GOAL
Find, in the records below, the line that contains "Recreate this image" and the line that contains "const fmt = (v: number)". Copy those two lines and everything between them exactly, but not the pictures.

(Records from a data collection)
☆ ☆ ☆ ☆

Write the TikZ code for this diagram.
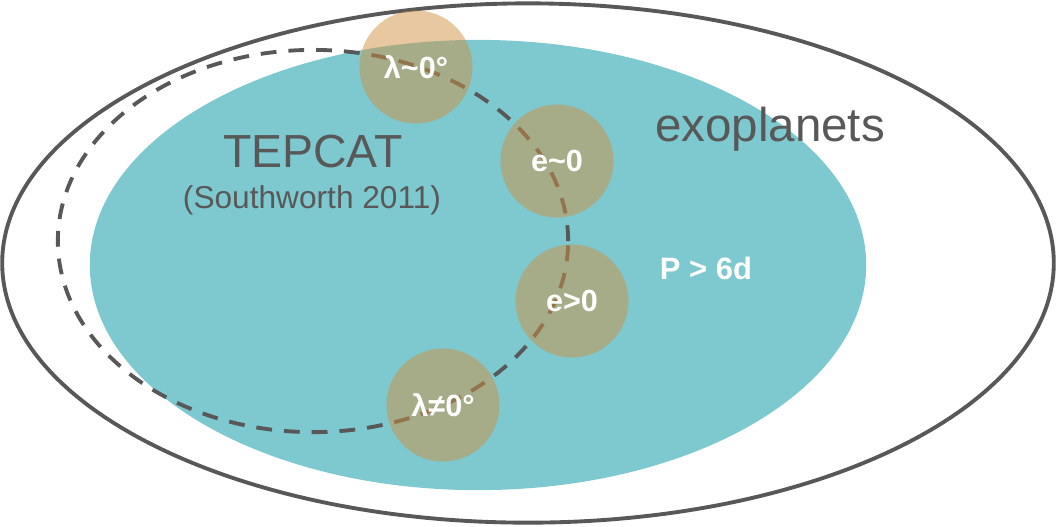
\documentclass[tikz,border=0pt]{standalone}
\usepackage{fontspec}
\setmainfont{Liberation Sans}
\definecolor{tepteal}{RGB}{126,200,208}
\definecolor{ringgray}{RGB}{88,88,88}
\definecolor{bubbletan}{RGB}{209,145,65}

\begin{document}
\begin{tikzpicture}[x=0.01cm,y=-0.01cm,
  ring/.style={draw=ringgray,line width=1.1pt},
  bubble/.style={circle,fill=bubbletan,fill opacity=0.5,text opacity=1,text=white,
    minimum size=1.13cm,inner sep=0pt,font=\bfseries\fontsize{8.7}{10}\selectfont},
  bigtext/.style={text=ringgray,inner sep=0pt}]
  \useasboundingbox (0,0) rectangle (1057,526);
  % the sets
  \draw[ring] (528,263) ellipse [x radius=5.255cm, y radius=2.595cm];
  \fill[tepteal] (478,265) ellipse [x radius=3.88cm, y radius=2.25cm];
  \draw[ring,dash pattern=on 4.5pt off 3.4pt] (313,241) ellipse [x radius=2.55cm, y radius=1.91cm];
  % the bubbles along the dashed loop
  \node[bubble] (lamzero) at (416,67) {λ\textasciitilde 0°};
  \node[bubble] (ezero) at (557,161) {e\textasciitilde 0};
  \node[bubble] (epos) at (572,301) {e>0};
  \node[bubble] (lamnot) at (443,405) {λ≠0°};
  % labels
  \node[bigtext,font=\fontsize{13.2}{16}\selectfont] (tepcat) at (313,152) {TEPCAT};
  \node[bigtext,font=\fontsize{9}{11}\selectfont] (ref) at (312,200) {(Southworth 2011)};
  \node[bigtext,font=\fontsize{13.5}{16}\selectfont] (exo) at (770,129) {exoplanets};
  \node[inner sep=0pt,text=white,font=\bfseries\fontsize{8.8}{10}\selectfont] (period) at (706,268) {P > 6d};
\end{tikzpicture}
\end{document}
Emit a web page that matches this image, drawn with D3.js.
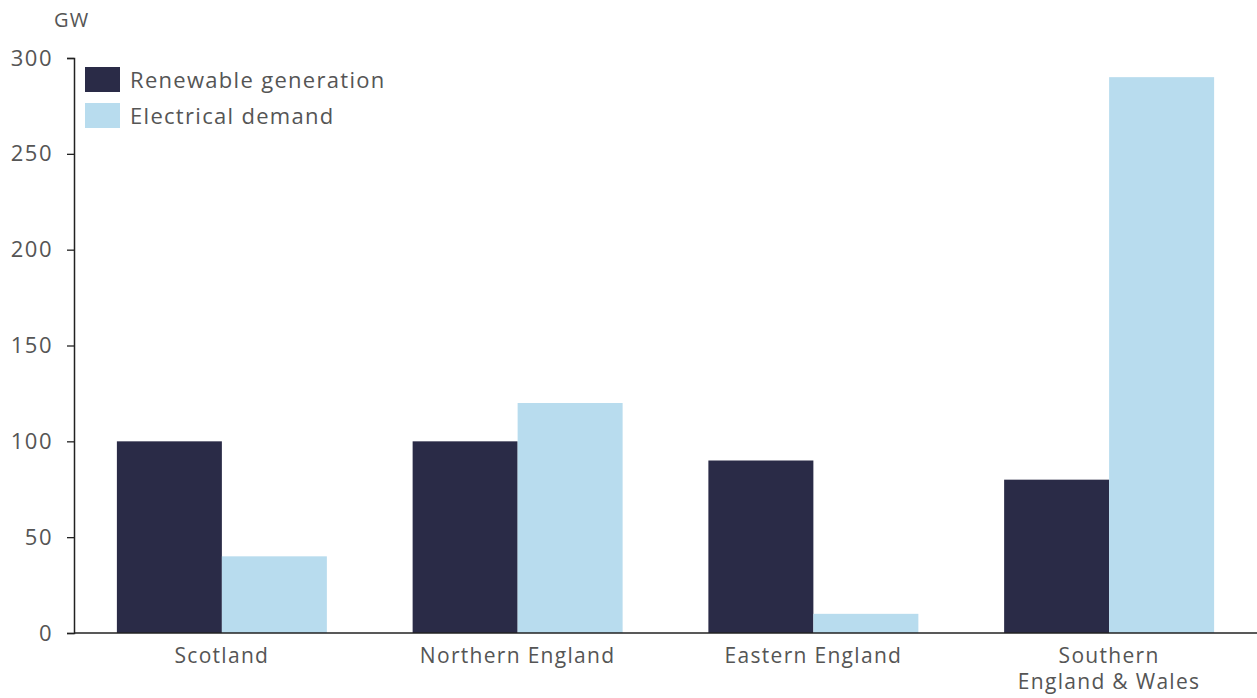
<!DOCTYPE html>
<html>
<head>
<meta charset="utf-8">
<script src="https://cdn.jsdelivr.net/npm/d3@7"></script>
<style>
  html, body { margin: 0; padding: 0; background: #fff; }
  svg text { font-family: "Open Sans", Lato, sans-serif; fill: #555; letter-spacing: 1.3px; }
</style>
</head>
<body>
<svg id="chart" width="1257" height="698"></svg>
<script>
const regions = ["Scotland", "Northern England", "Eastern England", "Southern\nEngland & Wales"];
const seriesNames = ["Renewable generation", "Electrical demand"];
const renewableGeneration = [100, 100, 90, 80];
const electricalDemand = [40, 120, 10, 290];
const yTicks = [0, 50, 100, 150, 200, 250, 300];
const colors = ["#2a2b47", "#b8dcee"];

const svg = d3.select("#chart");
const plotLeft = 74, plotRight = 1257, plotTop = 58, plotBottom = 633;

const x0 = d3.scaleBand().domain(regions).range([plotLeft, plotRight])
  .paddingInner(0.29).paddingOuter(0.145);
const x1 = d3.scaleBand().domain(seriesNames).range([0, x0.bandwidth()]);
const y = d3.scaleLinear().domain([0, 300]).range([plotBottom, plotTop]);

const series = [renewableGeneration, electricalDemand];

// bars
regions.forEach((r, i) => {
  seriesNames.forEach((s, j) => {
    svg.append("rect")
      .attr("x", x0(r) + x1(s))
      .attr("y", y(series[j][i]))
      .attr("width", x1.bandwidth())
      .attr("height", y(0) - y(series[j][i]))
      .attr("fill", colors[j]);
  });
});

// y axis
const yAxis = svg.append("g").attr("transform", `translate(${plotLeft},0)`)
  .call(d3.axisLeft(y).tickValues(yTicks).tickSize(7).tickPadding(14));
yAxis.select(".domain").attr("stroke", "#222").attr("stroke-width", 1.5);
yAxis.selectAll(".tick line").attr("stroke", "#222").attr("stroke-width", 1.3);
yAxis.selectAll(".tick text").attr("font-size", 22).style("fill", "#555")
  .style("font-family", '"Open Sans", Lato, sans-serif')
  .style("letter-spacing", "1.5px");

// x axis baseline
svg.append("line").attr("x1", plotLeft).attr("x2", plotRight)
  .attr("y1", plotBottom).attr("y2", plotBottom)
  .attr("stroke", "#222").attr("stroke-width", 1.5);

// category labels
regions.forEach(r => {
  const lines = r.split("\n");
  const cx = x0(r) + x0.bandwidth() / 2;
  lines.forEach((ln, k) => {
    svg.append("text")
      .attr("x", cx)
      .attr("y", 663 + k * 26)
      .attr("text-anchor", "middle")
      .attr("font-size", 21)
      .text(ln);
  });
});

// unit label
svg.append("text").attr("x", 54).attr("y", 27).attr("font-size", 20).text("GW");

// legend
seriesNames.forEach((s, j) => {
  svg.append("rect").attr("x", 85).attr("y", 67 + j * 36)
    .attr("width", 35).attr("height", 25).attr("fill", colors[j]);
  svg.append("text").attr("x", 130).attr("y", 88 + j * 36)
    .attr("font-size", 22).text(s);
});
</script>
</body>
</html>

☆ ☆ ☆ ☆

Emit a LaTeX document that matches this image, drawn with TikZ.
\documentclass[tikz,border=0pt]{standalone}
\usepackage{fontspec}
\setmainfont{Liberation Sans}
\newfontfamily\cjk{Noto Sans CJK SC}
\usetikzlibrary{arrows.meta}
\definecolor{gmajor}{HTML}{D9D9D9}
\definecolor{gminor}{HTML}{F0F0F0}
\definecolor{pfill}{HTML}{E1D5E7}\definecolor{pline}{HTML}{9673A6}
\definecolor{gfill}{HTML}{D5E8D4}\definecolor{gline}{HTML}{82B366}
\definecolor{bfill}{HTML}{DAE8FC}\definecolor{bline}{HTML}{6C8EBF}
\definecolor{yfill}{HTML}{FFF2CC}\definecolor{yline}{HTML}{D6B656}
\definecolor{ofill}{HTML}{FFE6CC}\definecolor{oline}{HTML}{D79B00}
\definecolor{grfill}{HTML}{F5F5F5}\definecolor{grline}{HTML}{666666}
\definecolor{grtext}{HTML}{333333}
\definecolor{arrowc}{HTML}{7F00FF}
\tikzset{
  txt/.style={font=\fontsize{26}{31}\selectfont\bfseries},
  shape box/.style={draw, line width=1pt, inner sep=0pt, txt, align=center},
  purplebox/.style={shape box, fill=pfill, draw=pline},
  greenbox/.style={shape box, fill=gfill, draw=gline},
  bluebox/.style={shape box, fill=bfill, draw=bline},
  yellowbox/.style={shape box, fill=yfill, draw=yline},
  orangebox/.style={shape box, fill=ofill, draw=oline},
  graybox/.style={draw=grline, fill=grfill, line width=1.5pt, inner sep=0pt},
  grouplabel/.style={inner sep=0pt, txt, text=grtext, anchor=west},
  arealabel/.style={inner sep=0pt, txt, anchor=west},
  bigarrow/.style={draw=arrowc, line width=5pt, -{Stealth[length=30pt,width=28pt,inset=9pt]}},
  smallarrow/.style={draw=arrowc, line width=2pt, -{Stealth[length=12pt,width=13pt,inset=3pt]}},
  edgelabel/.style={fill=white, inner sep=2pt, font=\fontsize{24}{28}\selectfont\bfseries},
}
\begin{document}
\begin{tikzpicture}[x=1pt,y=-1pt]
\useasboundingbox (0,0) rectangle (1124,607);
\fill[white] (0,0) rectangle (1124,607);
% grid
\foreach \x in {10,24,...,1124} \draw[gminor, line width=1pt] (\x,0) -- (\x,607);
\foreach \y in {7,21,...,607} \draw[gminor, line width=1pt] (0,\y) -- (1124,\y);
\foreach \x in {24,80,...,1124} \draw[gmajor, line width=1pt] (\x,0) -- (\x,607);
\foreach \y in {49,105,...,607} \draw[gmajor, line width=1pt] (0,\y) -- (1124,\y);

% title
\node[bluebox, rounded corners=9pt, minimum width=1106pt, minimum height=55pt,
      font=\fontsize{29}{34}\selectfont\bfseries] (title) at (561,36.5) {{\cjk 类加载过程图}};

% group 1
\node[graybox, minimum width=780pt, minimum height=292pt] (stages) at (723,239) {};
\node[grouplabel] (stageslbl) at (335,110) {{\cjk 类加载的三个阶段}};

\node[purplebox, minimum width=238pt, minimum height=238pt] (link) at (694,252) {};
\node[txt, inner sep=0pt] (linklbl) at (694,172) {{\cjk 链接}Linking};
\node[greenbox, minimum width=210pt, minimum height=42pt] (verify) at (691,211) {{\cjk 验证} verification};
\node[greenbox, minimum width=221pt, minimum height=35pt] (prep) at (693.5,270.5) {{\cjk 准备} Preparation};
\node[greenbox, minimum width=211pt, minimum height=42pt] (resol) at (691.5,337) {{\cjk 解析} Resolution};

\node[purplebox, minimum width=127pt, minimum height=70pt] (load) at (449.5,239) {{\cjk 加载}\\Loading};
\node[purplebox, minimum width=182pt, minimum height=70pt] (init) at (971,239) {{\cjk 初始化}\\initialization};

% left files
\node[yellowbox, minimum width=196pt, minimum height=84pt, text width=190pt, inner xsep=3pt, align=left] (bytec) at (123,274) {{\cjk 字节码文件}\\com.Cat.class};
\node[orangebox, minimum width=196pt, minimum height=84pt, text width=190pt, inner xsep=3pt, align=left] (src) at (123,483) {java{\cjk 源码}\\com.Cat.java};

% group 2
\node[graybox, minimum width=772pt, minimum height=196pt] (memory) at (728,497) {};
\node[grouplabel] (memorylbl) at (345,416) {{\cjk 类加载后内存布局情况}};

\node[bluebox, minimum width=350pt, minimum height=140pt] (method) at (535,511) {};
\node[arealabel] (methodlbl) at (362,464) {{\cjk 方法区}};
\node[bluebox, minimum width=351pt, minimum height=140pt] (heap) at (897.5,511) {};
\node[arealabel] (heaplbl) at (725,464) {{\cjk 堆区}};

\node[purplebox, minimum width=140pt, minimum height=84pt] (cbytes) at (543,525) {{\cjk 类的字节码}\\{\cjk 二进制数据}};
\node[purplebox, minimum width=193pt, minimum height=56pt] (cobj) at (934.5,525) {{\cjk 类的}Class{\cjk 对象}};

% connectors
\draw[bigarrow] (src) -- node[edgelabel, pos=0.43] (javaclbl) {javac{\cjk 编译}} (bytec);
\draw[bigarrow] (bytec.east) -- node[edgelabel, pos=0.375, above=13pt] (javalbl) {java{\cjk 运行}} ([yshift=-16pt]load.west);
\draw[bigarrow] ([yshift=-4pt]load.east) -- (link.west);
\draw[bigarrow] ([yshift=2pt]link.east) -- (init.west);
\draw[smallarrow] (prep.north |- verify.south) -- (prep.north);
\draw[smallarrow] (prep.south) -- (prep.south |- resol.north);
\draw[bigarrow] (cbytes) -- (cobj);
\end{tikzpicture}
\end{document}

☆ ☆ ☆ ☆

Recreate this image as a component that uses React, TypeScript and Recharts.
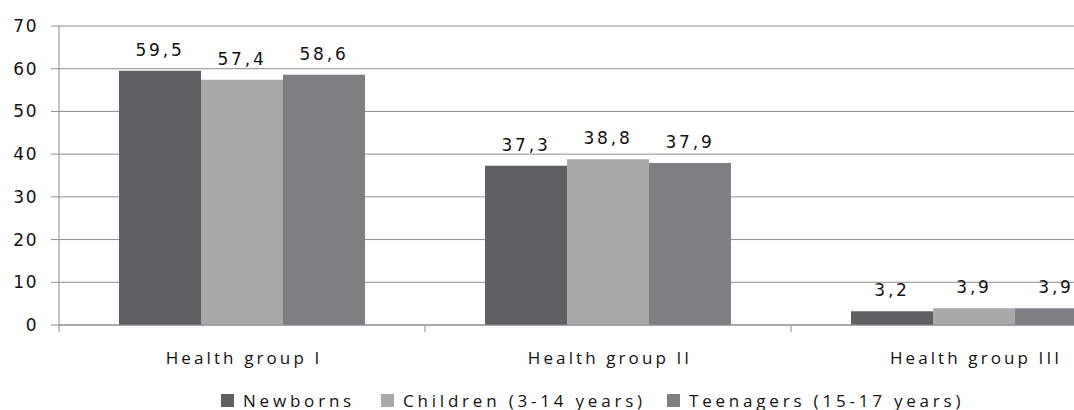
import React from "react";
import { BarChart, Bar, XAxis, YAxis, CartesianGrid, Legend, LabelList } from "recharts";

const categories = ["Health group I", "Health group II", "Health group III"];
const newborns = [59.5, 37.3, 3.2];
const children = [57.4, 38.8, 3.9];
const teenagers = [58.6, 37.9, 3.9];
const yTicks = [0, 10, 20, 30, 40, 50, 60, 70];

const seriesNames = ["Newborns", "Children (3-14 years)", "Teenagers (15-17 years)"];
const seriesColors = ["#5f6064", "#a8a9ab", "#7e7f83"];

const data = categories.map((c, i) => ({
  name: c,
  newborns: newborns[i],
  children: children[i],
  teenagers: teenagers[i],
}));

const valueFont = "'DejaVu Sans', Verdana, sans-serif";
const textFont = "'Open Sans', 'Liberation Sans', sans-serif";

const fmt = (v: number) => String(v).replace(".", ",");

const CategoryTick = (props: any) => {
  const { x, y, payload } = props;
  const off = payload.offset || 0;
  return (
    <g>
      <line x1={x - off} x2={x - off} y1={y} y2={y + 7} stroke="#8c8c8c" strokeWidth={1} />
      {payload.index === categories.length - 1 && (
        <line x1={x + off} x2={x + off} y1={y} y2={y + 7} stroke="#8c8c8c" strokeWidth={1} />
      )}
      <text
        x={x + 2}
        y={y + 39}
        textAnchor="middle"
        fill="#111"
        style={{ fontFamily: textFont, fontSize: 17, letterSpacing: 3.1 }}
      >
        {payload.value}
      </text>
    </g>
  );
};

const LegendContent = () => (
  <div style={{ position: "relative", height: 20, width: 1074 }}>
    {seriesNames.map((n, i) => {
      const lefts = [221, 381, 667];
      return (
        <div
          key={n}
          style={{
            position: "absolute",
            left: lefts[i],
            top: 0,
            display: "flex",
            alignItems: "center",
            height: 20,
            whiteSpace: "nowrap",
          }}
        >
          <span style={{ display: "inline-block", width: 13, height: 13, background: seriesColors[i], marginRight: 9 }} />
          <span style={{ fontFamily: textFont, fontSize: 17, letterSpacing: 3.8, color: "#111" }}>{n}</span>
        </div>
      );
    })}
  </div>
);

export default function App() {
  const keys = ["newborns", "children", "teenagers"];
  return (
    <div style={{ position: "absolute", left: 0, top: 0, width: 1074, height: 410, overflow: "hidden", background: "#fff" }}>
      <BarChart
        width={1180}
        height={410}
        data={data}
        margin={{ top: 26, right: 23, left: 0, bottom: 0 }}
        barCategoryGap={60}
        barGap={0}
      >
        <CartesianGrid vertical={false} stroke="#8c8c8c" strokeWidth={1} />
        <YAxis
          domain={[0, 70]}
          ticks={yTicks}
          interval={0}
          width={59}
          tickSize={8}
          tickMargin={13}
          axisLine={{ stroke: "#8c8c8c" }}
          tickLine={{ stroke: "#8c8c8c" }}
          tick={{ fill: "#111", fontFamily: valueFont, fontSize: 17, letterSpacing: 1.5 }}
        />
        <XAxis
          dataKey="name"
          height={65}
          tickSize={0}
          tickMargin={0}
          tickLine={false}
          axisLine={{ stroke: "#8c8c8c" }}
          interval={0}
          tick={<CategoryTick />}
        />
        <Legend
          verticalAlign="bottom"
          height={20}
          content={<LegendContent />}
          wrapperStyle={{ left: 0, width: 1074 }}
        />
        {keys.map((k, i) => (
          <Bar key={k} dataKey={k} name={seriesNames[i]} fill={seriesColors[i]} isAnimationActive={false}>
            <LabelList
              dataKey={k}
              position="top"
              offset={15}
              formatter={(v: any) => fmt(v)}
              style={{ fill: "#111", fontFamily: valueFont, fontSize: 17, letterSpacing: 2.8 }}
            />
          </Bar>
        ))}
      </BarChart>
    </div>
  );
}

☆ ☆ ☆ ☆

IN RESPONSE
Recreate this image as a component that uses React, TypeScript and Recharts.
import React from "react";
import { BarChart, Bar, XAxis, YAxis, CartesianGrid, Legend, LabelList } from "recharts";

const categories = ["Health group I", "Health group II", "Health group III"];
const newborns = [59.5, 37.3, 3.2];
const children = [57.4, 38.8, 3.9];
const teenagers = [58.6, 37.9, 3.9];
const yTicks = [0, 10, 20, 30, 40, 50, 60, 70];

const seriesNames = ["Newborns", "Children (3-14 years)", "Teenagers (15-17 years)"];
const seriesColors = ["#5f6064", "#a8a9ab", "#7e7f83"];

const data = categories.map((c, i) => ({
  name: c,
  newborns: newborns[i],
  children: children[i],
  teenagers: teenagers[i],
}));

const valueFont = "'DejaVu Sans', Verdana, sans-serif";
const textFont = "'Open Sans', 'Liberation Sans', sans-serif";

const fmt = (v: number) => String(v).replace(".", ",");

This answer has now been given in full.